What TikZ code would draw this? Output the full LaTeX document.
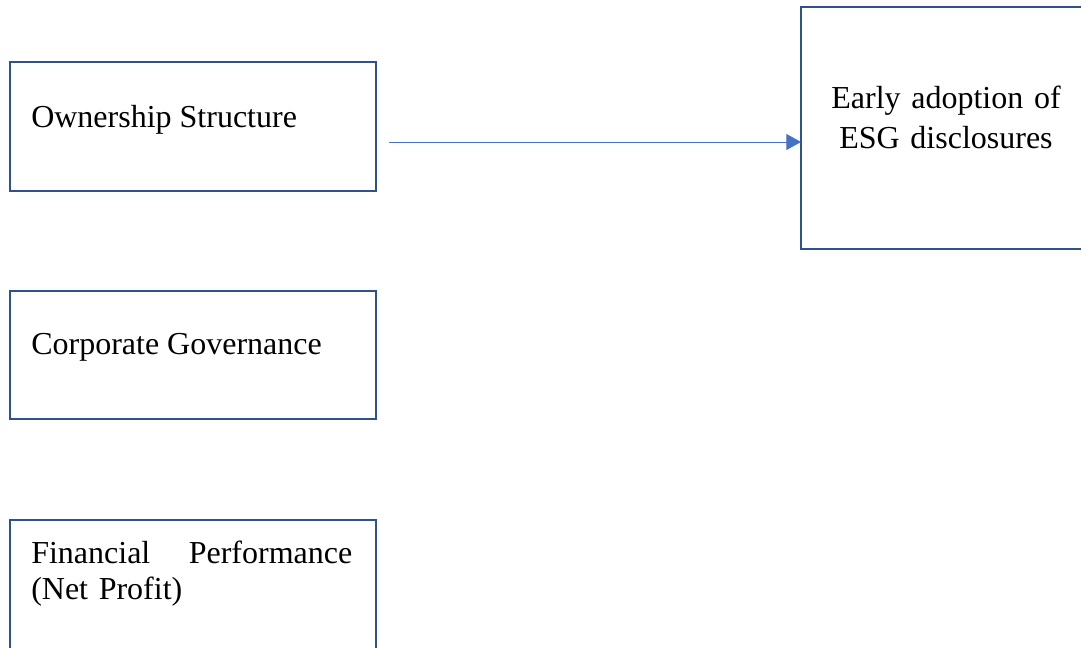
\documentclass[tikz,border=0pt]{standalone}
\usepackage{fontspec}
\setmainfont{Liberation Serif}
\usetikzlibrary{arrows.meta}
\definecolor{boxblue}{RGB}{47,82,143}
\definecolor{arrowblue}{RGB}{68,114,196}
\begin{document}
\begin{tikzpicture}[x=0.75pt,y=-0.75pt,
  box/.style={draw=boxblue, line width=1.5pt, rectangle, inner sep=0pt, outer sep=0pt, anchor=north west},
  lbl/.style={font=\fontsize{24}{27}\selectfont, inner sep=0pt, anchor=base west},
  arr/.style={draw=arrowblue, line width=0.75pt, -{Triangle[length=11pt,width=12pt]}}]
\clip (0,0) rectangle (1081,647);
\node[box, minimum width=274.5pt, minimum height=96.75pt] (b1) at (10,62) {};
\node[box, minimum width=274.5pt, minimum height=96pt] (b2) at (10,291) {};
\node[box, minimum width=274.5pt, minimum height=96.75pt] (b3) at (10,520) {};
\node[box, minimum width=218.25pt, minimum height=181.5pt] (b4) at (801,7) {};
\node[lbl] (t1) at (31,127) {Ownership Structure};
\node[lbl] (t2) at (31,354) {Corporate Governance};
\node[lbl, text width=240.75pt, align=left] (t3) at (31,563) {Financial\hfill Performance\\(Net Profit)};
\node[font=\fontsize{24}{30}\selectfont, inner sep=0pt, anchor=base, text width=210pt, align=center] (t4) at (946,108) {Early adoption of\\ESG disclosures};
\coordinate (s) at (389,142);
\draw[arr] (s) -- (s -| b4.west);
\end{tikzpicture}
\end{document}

• What the task requires: The pictures should not be reproduced; quote all of the other material exactly.

• The response:
What TikZ code would draw this? Output the full LaTeX document.
\documentclass[tikz,border=0pt]{standalone}
\usepackage{fontspec}
\setmainfont{Liberation Serif}
\usetikzlibrary{arrows.meta}
\definecolor{boxblue}{RGB}{47,82,143}
\definecolor{arrowblue}{RGB}{68,114,196}
\begin{document}
\begin{tikzpicture}[x=0.75pt,y=-0.75pt,
  box/.style={draw=boxblue, line width=1.5pt, rectangle, inner sep=0pt, outer sep=0pt, anchor=north west},
  lbl/.style={font=\fontsize{24}{27}\selectfont, inner sep=0pt, anchor=base west},
  arr/.style={draw=arrowblue, line width=0.75pt, -{Triangle[length=11pt,width=12pt]}}]
\clip (0,0) rectangle (1081,647);
\node[box, minimum width=274.5pt, minimum height=96.75pt] (b1) at (10,62) {};
\node[box, minimum width=274.5pt, minimum height=96pt] (b2) at (10,291) {};
\node[box, minimum width=274.5pt, minimum height=96.75pt] (b3) at (10,520) {};
\node[box, minimum width=218.25pt, minimum height=181.5pt] (b4) at (801,7) {};
\node[lbl] (t1) at (31,127) {Ownership Structure};
\node[lbl] (t2) at (31,354) {Corporate Governance};
\node[lbl, text width=240.75pt, align=left] (t3) at (31,563) {Financial\hfill Performance\\(Net Profit)};
\node[font=\fontsize{24}{30}\selectfont, inner sep=0pt, anchor=base, text width=210pt, align=center] (t4) at (946,108) {Early adoption of\\ESG disclosures};
\coordinate (s) at (389,142);
\draw[arr] (s) -- (s -| b4.west);
\end{tikzpicture}
\end{document}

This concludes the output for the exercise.